In September 2018, a new corporate form, the simplified closely held corporation (Sociedad por Acciones Cerrada Simplificada (SACS)), was created and is now available to investors who are individuals. SACS can be incorporated through a simplified (electronic) process, provided that the founders are able of using a qualified electronic signature (firma digital).

What are the different types of limited liability companies?

Limited liability companies resemble closely held corporations. Both types of entities require a minimum of two, and allow a maximum of 20, shareholders. Limited liability companies, however, do not issue shares (the capital is represented by quotas) and do not have a board of directors. Although closely held corporations can have a board, it is not compulsory. The procedures for incorporating are the same as for a corporation (SA).

The law does not establish a minimum amount of capital to incorporate a company, although some industries establish some minimum requirements and limit the corporate forms that can be used (e.g., banking and insurance sectors only allow corporations). The initial cash contribution for incorporation must be deposited in a local bank (contributions in kind are also permitted but are subject to particular rules).

Shares may not be issued in limited liability companies, as the capital is divided into participation quotas. Certain limitations may apply to transfers of these participation quotas, such as a right of first refusal in favor of the existing partners of the company and the company itself. In addition, to be valid and effective, any transfer of participation quotas must be formalized in a public deed and registered in the Public Registry.

The recently added form of a "simplified closely held corporation" (SACS) is, to some extent, similar to limited liability companies and traditional corporations but reduces certain formalities and terms associated with incorporation and administration at the expense of providing less flexibility. For example, shareholders may only be individuals.

Is there a restriction on shareholder numbers?
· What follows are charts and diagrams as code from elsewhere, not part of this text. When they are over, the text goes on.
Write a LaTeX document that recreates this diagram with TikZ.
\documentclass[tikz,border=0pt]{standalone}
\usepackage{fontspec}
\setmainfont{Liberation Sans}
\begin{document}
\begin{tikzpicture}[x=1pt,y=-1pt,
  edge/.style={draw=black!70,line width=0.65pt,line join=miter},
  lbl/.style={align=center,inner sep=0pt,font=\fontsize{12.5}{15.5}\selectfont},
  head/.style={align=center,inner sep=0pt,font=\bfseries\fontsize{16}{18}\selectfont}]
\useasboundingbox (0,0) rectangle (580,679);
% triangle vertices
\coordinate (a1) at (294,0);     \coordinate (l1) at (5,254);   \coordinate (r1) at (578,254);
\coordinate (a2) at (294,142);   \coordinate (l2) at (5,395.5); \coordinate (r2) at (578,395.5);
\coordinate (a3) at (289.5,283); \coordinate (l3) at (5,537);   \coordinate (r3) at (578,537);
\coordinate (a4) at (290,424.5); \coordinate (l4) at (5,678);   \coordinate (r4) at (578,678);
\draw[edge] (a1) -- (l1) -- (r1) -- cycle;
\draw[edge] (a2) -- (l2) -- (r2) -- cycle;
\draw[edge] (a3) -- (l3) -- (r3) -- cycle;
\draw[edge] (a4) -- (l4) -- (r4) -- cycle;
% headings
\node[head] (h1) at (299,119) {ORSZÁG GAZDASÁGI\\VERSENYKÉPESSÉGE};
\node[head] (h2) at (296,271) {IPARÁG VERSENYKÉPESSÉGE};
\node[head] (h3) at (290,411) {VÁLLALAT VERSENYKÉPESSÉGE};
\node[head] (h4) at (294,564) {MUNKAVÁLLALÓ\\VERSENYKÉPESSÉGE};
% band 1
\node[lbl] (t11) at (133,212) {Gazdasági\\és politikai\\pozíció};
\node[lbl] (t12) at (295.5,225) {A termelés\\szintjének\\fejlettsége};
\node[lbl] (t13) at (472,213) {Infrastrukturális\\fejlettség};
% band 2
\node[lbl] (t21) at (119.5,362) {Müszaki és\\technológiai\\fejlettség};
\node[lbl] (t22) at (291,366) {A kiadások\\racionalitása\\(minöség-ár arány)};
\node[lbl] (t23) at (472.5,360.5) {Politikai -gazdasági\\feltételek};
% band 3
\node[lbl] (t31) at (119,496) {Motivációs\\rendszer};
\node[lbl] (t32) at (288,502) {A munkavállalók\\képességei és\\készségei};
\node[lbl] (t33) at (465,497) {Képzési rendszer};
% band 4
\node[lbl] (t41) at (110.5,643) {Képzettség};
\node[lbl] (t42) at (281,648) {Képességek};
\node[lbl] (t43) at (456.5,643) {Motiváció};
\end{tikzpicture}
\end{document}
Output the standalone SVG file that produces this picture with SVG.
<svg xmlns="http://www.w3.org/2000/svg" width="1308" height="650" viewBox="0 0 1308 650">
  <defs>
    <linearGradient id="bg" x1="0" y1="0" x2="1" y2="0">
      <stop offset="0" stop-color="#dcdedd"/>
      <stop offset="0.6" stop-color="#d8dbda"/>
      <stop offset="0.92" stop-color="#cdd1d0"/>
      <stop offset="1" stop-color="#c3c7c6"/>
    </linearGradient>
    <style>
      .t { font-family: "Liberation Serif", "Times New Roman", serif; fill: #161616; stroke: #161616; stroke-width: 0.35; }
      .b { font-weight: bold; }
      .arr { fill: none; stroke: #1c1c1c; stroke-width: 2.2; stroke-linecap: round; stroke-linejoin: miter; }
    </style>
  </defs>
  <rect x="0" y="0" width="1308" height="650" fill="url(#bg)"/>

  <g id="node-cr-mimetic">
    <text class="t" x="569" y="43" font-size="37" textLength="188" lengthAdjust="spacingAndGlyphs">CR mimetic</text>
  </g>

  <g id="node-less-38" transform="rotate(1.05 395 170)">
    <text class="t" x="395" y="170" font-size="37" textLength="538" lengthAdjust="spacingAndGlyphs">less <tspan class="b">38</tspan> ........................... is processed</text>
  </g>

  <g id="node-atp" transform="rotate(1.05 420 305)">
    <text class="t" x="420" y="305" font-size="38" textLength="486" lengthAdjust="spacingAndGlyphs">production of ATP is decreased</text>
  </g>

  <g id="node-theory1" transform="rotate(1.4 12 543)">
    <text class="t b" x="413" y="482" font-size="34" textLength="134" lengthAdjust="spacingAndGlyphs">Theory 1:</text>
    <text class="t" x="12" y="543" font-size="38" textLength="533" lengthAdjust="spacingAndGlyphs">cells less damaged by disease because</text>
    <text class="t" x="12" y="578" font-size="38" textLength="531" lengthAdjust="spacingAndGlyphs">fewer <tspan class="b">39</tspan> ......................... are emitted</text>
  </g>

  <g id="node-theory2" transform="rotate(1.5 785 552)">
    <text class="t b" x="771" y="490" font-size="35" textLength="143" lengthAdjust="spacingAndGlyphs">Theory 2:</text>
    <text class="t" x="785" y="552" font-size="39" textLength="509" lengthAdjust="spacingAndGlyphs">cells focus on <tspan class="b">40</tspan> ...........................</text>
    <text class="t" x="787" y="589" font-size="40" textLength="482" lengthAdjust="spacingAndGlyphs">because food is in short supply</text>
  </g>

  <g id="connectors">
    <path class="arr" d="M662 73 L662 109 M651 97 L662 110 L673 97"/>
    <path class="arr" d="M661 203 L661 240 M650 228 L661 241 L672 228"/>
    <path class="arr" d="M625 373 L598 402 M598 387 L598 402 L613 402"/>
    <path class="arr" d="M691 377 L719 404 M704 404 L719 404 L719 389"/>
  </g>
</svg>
There is a minimum of two, and a maximum of 20, quota holders (in limited liability companies) or shareholders (in closely held corporations). The corporation (under its regular form) has a minimum of two, and a maximum of 750, shareholders. If the corporation has more than 750 shareholders it must convert into a sociedad anĂ³nima abierta (and be registered in the public registry of the securities market superintendence).

What are the key features of a share sale and purchase?

The acquisition of shares is mostly undertaken by privately negotiated acquisition. The most common provisions found in a share purchase agreement relate to representations and warranties, covenants and indemnification clauses.

It is also quite common to see buyer protection clauses, which usually take the form of a negotiated warranty and indemnity coverage from the seller. The terms of the protection will vary from transaction to transaction, but it is quite standard to expect that limits will be negotiated on any such terms protecting the seller, including claim thresholds and caps, time limits and adjustments for items disclosed or accounted for. Other types of guarantee (e.g., placing funds in escrow or a guarantee trust, holding back part of the purchase price and security interests) are also common.

What are the key features of an asset sale and purchase?

The acquisition of assets is conducted by a privately negotiated acquisition by means of an asset purchase agreement. According to the General Corporations Law, if the book value of the assets to be sold by the seller company represents more than 50% of its share capital, a shareholders' meeting approving the transfer of assets is required. Transfers below this threshold would not typically require shareholders approval.

Transfers of businesses by way of an asset sale are not independently regulated in Peruvian law, so they must be implemented considering the specific regulations applicable to the transfer of each element of the business (assets, rights, contracts, obligations, etc.).